Politics
6:59 pm
Sun October 27, 2013

Saying GOP Challenger Could Face Jail Time, Mitch McConnell Going for Knockout Against Matt Bevin

U.S. Sen. Mitch McConnell, R-Ky., and GOP challenger Matt Bevin
Credit File photos

It is safe to call the Kentucky primary race between Senate Republican Leader Mitch McConnell and challenger Matt Bevin a nasty contest.

The latest offensive from McConnell says his Tea Party-backed opponent isn't just misleading the public about his past, but argues Bevin may have committed a criminal act in the process that could be grounds for imprisonment.

From the outset McConnell's ruthless campaign told voters Bevin, a Louisville businessman and investor, was an "East Coast con man" whom they couldn't trust.

Even as TV attack ads against Bevin's business record were dubbed mostly false by fact-checkers, the pummeling has escalated and expanded.

As first reported by Buzzfeed last week, Bevin's Connecticut-based bell-making company (Bevin Brothers Manufacturing Co.) sought a $100,000 state grant after it burned down from a fire four years ago.

The online news site found Bevin's company applied for the grant saying it didn't owe any local, state or federal back taxes while failing to disclose a $74,000 IRS lien.

Another Connecticut document obtained by WFPL is dated June 16, 2012. It shows Bevin signed some of the paperwork personally, which stated there were "no federal tax claims or liens" against his company.

McConnell's campaign didn't leave this to just their political operatives, who eagerly attacked Bevin's trustworthiness. Team Mitch also found a Connecticut lawyer who said Bevin could face a $2,000 fine or a year in jail.

"Mr. Bevin apparently admitted that his company paid the tax lien off on September 11, 2012 and the lien was released on Nov. 7, 2012. So, at the time Mr. Bevin signed the certificate under oath, a tax lien in fact was filed against his company contrary to the representations made in the certificate," attorney Peter J. Martin, a Connecticut attorney, said during a McConnell campaign conference call. "Now, I am not a prosecutor, I am not a judge and I am not a jury, but if I was Mr. Bevin’s attorney I would be very concerned."

It was less than a month ago when a senior McConnell campaign adviser told WFPL they were going to ignore the primary race, and suggested the media should too.

McConnell campaign aides said Bevin was a candidate stuck at 20 percent who would dwell in the basement of GOP circles and be nothing more than a nuisance.

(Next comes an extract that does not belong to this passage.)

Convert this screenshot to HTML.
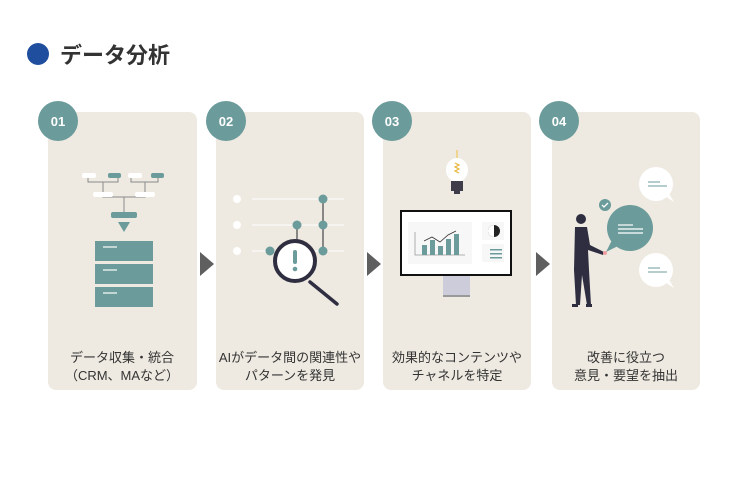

Now they are going for a major killing blow by suggesting the tax liens could land Bevin behind bars.

"This latest revelation is disqualifying. It goes beyond character problems and into criminal concerns," says one McConnell campaign aide.

The so-called "annihilation" strategy comes at a ripe moment in the Republican primary. Bevin's national exposure is growing with an endorsement from the Senate Conservatives Fund along with appearances on the shows of conservative commentators such as Glenn Beck and Lou Dobbs.

The Kentucky GOP primary is also  on the radar of top conservative activists including former Alaska Gov. Sarah Palin. Anemic fundraising numbers means Bevin hasn't been up with a TV ad message in weeks to take advantage of the brewing GOP civil war.

Bevin has been employing a guerilla warfare of going from county-to-county at smaller campaigns stops across the state. And Bevin supporters outside of Kentucky tell WFPL they are planning to build a "robust ground game" with Tea Party activists with campaign centers, especially in Northern and Eastern Kentucky.

It is unclear if McConnell's tactic of skinning Bevin's business past is penetrating the electorate or if Bevin is concerned about any serious criminal charges beyond the political optics.

Asked by The New York Times if the series of attacks on his record have hurt, Bevin said:

"They have not because they’re not true. When you have a 37 percent approval rating, the only way you have to get re-elected is to make the people running against you less popular than yourself. So I think we’ve only begun to see the tip of the iceberg. (McConnell) makes these claims up, and then he runs ads about them, and I think he’ll continue to do that."

However voters take this latest spat, this is a perfect time for McConnell to pounce and serious test for how Bevin and his campaign respond.